What is asked:
Return the material word for word. Do not include the pictures.

Data section:
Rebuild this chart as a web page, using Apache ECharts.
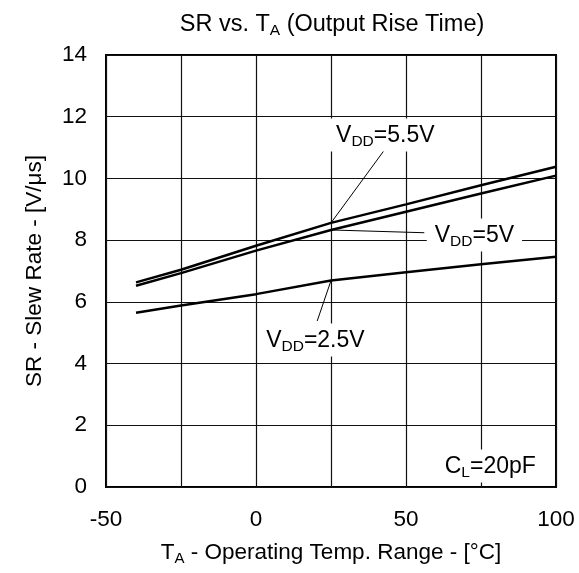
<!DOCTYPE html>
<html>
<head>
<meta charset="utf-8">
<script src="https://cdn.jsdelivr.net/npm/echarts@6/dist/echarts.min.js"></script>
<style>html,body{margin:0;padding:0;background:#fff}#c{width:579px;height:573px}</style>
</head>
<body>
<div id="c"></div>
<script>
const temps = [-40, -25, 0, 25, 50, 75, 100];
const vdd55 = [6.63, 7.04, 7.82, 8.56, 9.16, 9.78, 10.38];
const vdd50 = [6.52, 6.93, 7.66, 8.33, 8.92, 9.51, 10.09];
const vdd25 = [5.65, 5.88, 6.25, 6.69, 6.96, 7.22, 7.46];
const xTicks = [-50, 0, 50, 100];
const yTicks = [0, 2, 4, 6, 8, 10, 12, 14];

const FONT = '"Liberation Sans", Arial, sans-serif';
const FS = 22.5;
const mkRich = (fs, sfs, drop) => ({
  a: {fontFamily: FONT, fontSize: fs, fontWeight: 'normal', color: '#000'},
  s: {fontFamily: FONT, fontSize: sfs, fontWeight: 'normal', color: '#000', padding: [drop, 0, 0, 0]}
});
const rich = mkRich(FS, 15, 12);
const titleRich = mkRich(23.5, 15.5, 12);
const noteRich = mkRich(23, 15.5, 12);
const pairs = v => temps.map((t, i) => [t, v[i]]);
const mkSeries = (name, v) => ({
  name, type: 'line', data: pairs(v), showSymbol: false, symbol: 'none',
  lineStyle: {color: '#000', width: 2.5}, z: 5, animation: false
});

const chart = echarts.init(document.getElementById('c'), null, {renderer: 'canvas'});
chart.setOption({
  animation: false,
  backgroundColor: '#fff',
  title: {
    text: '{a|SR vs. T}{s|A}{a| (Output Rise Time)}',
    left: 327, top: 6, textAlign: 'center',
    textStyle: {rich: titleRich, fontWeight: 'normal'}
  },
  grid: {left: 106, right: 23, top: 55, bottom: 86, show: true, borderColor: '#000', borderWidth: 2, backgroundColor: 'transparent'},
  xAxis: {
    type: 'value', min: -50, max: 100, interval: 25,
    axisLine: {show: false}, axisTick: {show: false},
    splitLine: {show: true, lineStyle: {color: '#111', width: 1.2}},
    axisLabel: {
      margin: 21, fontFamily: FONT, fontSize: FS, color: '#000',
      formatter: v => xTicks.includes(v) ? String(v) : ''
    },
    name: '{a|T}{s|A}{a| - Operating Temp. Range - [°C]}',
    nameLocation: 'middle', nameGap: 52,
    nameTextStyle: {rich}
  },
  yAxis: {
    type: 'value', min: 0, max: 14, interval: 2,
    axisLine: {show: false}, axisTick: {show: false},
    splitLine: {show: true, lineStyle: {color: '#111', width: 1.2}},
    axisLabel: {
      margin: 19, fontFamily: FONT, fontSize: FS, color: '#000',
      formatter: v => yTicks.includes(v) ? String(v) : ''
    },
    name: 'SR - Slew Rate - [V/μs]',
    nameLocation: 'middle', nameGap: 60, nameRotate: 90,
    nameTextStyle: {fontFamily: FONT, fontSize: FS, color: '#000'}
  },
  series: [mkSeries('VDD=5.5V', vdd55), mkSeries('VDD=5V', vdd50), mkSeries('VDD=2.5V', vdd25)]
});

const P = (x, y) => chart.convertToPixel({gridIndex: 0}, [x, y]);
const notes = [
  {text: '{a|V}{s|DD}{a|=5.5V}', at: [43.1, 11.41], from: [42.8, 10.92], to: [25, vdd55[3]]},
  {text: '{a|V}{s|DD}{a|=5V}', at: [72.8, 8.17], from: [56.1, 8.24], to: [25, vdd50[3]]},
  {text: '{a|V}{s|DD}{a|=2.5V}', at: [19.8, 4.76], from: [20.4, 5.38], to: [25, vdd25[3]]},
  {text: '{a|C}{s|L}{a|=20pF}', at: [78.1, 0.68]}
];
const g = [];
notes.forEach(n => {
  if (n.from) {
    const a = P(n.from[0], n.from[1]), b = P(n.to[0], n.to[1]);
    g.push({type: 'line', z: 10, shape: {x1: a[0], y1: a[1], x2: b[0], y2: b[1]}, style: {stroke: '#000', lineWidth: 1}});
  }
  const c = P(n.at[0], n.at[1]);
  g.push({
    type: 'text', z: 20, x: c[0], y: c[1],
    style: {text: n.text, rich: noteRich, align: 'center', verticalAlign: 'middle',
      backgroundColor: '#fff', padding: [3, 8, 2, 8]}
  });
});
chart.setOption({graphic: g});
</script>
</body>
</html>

The response:
Rebuild this chart as a web page, using Apache ECharts.
<!DOCTYPE html>
<html>
<head>
<meta charset="utf-8">
<script src="https://cdn.jsdelivr.net/npm/echarts@6/dist/echarts.min.js"></script>
<style>html,body{margin:0;padding:0;background:#fff}#c{width:579px;height:573px}</style>
</head>
<body>
<div id="c"></div>
<script>
const temps = [-40, -25, 0, 25, 50, 75, 100];
const vdd55 = [6.63, 7.04, 7.82, 8.56, 9.16, 9.78, 10.38];
const vdd50 = [6.52, 6.93, 7.66, 8.33, 8.92, 9.51, 10.09];
const vdd25 = [5.65, 5.88, 6.25, 6.69, 6.96, 7.22, 7.46];
const xTicks = [-50, 0, 50, 100];
const yTicks = [0, 2, 4, 6, 8, 10, 12, 14];

const FONT = '"Liberation Sans", Arial, sans-serif';
const FS = 22.5;
const mkRich = (fs, sfs, drop) => ({
  a: {fontFamily: FONT, fontSize: fs, fontWeight: 'normal', color: '#000'},
  s: {fontFamily: FONT, fontSize: sfs, fontWeight: 'normal', color: '#000', padding: [drop, 0, 0, 0]}
});
const rich = mkRich(FS, 15, 12);
const titleRich = mkRich(23.5, 15.5, 12);
const noteRich = mkRich(23, 15.5, 12);
const pairs = v => temps.map((t, i) => [t, v[i]]);
const mkSeries = (name, v) => ({
  name, type: 'line', data: pairs(v), showSymbol: false, symbol: 'none',
  lineStyle: {color: '#000', width: 2.5}, z: 5, animation: false
});

const chart = echarts.init(document.getElementById('c'), null, {renderer: 'canvas'});
chart.setOption({
  animation: false,
  backgroundColor: '#fff',
  title: {
    text: '{a|SR vs. T}{s|A}{a| (Output Rise Time)}',
    left: 327, top: 6, textAlign: 'center',
    textStyle: {rich: titleRich, fontWeight: 'normal'}
  },
  grid: {left: 106, right: 23, top: 55, bottom: 86, show: true, borderColor: '#000', borderWidth: 2, backgroundColor: 'transparent'},
  xAxis: {
    type: 'value', min: -50, max: 100, interval: 25,
    axisLine: {show: false}, axisTick: {show: false},
    splitLine: {show: true, lineStyle: {color: '#111', width: 1.2}},
    axisLabel: {
      margin: 21, fontFamily: FONT, fontSize: FS, color: '#000',
      formatter: v => xTicks.includes(v) ? String(v) : ''
    },
    name: '{a|T}{s|A}{a| - Operating Temp. Range - [°C]}',
    nameLocation: 'middle', nameGap: 52,
    nameTextStyle: {rich}
  },
  yAxis: {
    type: 'value', min: 0, max: 14, interval: 2,
    axisLine: {show: false}, axisTick: {show: false},
    splitLine: {show: true, lineStyle: {color: '#111', width: 1.2}},
    axisLabel: {
      margin: 19, fontFamily: FONT, fontSize: FS, color: '#000',
      formatter: v => yTicks.includes(v) ? String(v) : ''
    },
    name: 'SR - Slew Rate - [V/μs]',
    nameLocation: 'middle', nameGap: 60, nameRotate: 90,
    nameTextStyle: {fontFamily: FONT, fontSize: FS, color: '#000'}
  },
  series: [mkSeries('VDD=5.5V', vdd55), mkSeries('VDD=5V', vdd50), mkSeries('VDD=2.5V', vdd25)]
});

const P = (x, y) => chart.convertToPixel({gridIndex: 0}, [x, y]);
const notes = [
  {text: '{a|V}{s|DD}{a|=5.5V}', at: [43.1, 11.41], from: [42.8, 10.92], to: [25, vdd55[3]]},
  {text: '{a|V}{s|DD}{a|=5V}', at: [72.8, 8.17], from: [56.1, 8.24], to: [25, vdd50[3]]},
  {text: '{a|V}{s|DD}{a|=2.5V}', at: [19.8, 4.76], from: [20.4, 5.38], to: [25, vdd25[3]]},
  {text: '{a|C}{s|L}{a|=20pF}', at: [78.1, 0.68]}
];
const g = [];
notes.forEach(n => {
  if (n.from) {
    const a = P(n.from[0], n.from[1]), b = P(n.to[0], n.to[1]);
    g.push({type: 'line', z: 10, shape: {x1: a[0], y1: a[1], x2: b[0], y2: b[1]}, style: {stroke: '#000', lineWidth: 1}});
  }
  const c = P(n.at[0], n.at[1]);
  g.push({
    type: 'text', z: 20, x: c[0], y: c[1],
    style: {text: n.text, rich: noteRich, align: 'center', verticalAlign: 'middle',
      backgroundColor: '#fff', padding: [3, 8, 2, 8]}
  });
});
chart.setOption({graphic: g});
</script>
</body>
</html>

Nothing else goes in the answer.